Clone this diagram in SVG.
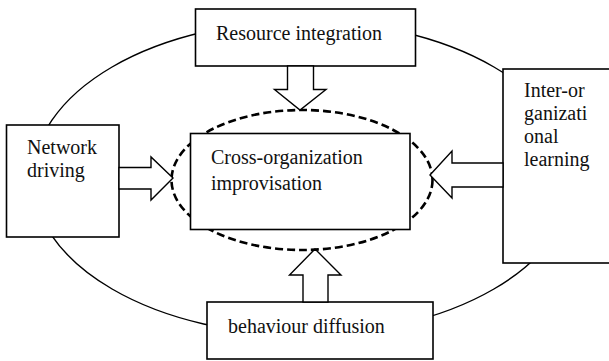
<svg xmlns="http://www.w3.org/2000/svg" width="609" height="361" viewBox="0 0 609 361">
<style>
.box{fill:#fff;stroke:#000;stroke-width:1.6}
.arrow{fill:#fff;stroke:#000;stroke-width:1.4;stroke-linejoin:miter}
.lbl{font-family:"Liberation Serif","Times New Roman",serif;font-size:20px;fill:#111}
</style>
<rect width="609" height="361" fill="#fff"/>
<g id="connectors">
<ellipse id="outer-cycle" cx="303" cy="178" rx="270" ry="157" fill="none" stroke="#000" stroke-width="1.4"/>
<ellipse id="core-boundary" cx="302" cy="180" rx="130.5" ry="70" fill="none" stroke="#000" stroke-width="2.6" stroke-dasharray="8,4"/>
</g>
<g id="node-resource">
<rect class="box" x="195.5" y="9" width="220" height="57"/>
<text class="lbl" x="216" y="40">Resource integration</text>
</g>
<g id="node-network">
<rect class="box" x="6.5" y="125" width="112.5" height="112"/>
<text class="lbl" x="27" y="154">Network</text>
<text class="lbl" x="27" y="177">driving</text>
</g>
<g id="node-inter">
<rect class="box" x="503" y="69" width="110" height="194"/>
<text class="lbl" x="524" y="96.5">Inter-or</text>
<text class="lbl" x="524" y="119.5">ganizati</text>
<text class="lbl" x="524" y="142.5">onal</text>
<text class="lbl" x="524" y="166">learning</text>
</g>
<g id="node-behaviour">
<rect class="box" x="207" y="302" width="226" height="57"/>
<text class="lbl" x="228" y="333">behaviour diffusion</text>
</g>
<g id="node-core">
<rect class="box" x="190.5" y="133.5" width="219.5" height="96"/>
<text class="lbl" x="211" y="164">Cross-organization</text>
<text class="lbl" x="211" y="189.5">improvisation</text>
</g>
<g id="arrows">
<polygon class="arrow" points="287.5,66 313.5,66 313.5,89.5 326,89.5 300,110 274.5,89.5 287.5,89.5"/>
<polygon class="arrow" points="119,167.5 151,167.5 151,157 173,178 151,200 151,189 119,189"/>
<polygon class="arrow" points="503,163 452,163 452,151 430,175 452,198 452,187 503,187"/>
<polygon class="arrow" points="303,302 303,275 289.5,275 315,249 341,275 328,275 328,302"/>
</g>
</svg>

## Directions
Keep the pictures out of the copy and write out the data exactly as it stands.

## Exercise solution
Clone this diagram in SVG.
<svg xmlns="http://www.w3.org/2000/svg" width="609" height="361" viewBox="0 0 609 361">
<style>
.box{fill:#fff;stroke:#000;stroke-width:1.6}
.arrow{fill:#fff;stroke:#000;stroke-width:1.4;stroke-linejoin:miter}
.lbl{font-family:"Liberation Serif","Times New Roman",serif;font-size:20px;fill:#111}
</style>
<rect width="609" height="361" fill="#fff"/>
<g id="connectors">
<ellipse id="outer-cycle" cx="303" cy="178" rx="270" ry="157" fill="none" stroke="#000" stroke-width="1.4"/>
<ellipse id="core-boundary" cx="302" cy="180" rx="130.5" ry="70" fill="none" stroke="#000" stroke-width="2.6" stroke-dasharray="8,4"/>
</g>
<g id="node-resource">
<rect class="box" x="195.5" y="9" width="220" height="57"/>
<text class="lbl" x="216" y="40">Resource integration</text>
</g>
<g id="node-network">
<rect class="box" x="6.5" y="125" width="112.5" height="112"/>
<text class="lbl" x="27" y="154">Network</text>
<text class="lbl" x="27" y="177">driving</text>
</g>
<g id="node-inter">
<rect class="box" x="503" y="69" width="110" height="194"/>
<text class="lbl" x="524" y="96.5">Inter-or</text>
<text class="lbl" x="524" y="119.5">ganizati</text>
<text class="lbl" x="524" y="142.5">onal</text>
<text class="lbl" x="524" y="166">learning</text>
</g>
<g id="node-behaviour">
<rect class="box" x="207" y="302" width="226" height="57"/>
<text class="lbl" x="228" y="333">behaviour diffusion</text>
</g>
<g id="node-core">
<rect class="box" x="190.5" y="133.5" width="219.5" height="96"/>
<text class="lbl" x="211" y="164">Cross-organization</text>
<text class="lbl" x="211" y="189.5">improvisation</text>
</g>
<g id="arrows">
<polygon class="arrow" points="287.5,66 313.5,66 313.5,89.5 326,89.5 300,110 274.5,89.5 287.5,89.5"/>
<polygon class="arrow" points="119,167.5 151,167.5 151,157 173,178 151,200 151,189 119,189"/>
<polygon class="arrow" points="503,163 452,163 452,151 430,175 452,198 452,187 503,187"/>
<polygon class="arrow" points="303,302 303,275 289.5,275 315,249 341,275 328,275 328,302"/>
</g>
</svg>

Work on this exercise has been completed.